Get Duked! (2020)
Oh! How I wanted to love Get Duked!
How I wanted this to be the next great Scottish comedy, to rise to the ranks of those that have come before, like Whiskey Galore!, Local Hero, Gregory’s Girl, Comfort and Joy, Restless Native and Trainspotting. I wanted to love it like I loved Bill Forsythe’s That Sinking Feeling about a group of half-wit thieves who steal a warehouse full of kitchen sinks only to find that there isn’t much of a black market for kitchen sinks.
I was cheering for Get Duked! to work. Alas, it doesn’t rise up to great heights. Great Scottish comedies are defined by colorful characters, ridiculous plots and an energy and pacing that doesn’t feel like it comes from anywhere else in the world. Get Duked! has the right tone and the right characters but sadly, I wasn’t laughing. I smiled a great deal, particularly a background gag in which a sheep is plowed over by a runway van, but in trying to make the film anarchic, it loses footing and becomes a random series of stuff. Things happen but we’re not invested.

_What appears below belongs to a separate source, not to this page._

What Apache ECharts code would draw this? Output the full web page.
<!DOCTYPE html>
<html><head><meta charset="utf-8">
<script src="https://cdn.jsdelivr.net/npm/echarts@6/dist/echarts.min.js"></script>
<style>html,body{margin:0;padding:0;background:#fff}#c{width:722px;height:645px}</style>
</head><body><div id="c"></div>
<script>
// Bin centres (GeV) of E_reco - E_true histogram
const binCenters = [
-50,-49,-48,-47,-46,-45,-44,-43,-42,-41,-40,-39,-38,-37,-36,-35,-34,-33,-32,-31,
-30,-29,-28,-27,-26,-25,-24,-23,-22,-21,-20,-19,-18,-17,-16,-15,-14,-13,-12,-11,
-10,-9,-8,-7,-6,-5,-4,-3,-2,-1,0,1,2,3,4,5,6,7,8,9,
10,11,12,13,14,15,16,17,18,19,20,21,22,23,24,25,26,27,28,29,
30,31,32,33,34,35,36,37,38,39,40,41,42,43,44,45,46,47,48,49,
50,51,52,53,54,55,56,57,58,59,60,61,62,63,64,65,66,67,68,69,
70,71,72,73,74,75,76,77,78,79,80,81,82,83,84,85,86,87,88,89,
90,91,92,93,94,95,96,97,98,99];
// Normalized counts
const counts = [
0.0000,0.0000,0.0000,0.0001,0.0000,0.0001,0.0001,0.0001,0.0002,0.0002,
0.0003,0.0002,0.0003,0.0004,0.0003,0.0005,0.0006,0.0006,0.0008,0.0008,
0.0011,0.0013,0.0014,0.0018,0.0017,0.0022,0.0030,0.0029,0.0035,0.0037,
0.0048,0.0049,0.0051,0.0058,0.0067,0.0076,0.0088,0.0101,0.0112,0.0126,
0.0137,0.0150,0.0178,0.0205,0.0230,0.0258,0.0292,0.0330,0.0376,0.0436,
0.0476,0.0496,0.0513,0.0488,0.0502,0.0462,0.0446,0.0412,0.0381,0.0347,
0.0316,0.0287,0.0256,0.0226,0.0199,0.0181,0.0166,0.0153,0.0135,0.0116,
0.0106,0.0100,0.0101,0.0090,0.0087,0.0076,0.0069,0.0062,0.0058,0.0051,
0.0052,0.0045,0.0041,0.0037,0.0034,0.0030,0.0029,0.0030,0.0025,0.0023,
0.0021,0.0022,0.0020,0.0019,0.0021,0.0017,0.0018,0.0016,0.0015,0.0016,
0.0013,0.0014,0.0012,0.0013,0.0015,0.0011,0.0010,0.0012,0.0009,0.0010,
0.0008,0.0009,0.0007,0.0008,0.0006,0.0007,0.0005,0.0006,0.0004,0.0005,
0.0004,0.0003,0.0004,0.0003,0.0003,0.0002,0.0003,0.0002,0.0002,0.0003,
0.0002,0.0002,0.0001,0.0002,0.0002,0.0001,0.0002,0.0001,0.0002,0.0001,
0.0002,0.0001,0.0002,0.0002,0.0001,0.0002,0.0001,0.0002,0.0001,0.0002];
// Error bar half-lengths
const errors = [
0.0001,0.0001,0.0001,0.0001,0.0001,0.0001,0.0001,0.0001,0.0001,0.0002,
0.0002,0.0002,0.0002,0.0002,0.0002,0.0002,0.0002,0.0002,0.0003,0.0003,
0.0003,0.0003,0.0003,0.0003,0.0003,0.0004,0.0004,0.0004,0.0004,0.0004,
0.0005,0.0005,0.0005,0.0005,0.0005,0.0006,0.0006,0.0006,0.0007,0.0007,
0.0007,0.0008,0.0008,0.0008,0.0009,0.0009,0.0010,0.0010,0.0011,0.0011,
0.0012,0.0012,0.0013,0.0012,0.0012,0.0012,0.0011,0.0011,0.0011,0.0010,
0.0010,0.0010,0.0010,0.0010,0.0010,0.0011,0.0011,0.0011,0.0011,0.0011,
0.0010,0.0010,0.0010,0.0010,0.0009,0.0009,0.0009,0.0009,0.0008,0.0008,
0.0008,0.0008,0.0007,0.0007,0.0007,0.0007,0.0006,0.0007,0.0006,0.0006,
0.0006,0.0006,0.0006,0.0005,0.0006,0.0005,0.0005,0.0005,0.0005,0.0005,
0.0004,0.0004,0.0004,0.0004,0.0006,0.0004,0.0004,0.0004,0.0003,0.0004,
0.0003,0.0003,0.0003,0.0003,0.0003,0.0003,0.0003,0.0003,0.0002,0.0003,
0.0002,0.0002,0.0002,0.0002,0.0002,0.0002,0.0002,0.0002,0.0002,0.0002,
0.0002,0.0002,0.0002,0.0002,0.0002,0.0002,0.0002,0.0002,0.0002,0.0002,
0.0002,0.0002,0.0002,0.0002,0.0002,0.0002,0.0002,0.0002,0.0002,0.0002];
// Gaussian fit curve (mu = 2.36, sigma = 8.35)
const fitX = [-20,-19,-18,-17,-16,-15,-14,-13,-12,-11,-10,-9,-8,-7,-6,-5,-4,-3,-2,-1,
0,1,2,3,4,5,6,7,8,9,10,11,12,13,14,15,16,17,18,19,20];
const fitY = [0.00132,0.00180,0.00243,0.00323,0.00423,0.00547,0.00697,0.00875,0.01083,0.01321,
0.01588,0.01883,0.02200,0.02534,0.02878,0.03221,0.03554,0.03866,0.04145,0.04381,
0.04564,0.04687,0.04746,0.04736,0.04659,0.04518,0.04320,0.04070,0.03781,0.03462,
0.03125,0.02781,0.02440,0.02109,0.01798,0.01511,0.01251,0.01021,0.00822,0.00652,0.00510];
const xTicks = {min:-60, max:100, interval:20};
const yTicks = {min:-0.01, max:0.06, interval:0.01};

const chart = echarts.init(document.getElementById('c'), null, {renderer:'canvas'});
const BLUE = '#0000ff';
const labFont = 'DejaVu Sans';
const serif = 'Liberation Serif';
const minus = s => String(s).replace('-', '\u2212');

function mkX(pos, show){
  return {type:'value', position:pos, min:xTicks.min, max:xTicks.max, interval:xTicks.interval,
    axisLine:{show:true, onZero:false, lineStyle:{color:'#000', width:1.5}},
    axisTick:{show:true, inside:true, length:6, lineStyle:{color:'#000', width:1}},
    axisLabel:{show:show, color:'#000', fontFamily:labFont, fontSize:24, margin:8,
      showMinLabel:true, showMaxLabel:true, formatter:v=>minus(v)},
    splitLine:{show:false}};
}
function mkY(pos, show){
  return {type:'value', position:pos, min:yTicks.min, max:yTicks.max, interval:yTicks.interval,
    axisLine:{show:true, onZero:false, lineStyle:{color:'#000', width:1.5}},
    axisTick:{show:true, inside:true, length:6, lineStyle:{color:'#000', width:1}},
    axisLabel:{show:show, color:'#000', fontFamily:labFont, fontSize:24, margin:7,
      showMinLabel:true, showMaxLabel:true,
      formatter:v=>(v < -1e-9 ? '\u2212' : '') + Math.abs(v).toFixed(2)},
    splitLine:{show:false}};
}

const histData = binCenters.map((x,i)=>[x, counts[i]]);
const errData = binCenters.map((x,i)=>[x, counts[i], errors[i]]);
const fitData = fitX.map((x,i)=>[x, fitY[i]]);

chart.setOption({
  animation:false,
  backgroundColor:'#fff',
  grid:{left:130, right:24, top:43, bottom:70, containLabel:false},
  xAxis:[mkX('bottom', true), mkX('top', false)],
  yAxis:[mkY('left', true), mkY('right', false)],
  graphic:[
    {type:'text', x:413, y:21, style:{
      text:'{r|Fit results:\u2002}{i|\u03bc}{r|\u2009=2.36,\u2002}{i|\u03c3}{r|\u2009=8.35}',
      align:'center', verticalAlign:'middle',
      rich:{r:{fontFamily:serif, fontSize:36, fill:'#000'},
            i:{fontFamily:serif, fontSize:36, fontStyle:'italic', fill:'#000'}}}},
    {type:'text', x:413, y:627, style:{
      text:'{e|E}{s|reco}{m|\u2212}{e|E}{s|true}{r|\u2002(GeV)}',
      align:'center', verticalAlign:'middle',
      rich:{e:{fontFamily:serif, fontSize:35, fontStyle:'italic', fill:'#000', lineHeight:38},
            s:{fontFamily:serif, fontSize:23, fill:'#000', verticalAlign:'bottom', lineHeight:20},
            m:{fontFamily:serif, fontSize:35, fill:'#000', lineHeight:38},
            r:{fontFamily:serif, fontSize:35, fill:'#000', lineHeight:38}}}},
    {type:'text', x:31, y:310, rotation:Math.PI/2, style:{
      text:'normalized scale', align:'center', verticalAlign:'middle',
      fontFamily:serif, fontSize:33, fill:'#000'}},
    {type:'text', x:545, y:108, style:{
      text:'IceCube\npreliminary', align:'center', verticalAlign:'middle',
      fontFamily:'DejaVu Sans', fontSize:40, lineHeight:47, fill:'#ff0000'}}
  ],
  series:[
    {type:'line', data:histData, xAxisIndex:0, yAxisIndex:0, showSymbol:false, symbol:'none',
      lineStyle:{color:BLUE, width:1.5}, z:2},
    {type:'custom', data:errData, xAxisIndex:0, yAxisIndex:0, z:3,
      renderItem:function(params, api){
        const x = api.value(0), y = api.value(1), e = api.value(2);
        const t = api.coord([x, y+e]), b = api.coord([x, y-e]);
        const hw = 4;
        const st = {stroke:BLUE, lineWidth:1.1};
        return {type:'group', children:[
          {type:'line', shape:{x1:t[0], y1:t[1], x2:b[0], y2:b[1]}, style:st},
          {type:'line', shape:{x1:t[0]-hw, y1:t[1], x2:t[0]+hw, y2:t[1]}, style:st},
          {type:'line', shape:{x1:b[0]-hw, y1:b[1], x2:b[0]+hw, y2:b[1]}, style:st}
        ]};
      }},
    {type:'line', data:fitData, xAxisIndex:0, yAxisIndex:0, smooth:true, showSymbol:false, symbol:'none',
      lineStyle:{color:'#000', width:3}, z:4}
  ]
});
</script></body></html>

The story is there. Get Duked! involves adolescent trio of juvenile delinquents – Dean (Rian Gordon), DJ Beatroot (Juneja) and Duncan (Lewis Gribben)- who are set out on a trek across the Scottish Highlands as part of the Duke of Edenborough Annual. Perhaps thankfully, they also been saddled with Ian (Sam Bottomley) who is using the event to put one more notch on his college resume.
on a death march team building exercise in which there is no cell service and only one map. Unbeknownst to them, they are being hunted by a pair of blood-thirsty aristocrats in a sort-of pure-blood recreation of The Most Dangerous Game.
With that, director Ninian Doff expects this to be a social commentary about how the aristocracy would rather hunt blue collar kids for sport in order to retain the purity of British blood. The aristocrats The Duke and The Duchess who, honestly, feel more like an intrusion onto the plot rather than an organic part of it. They are not really developed as characters beyond their upper-class standing so that we never feel a sense of purpose and they’re not so much of a threat that we worry for the boy’s safety.
Doff needed to have things one way or the other. Either paint the social commentary with broader colors or simply get rid of the social commentary and have it just be Four Against the Wilderness. As it stands, the movie often feels episodic, moving from one thing to the next without a real connection, or a journey playing out.
The funniest thing in the movie is the character of DJ Beatroot who comes to realize only too late how stupid his stage name really is. In the wilderness, doffed completely in white, he is the whitest of white privilege – a kid who believes himself to be the future of hip hop in a landscape were his stage name is thought to have something to do with agriculture. That his mix-tape ends up in the hands of several local nationalist is the greatest promise of a much better comedy. Alas, it doesn’t rise to great heights. It is amusing here and there but that’s about it.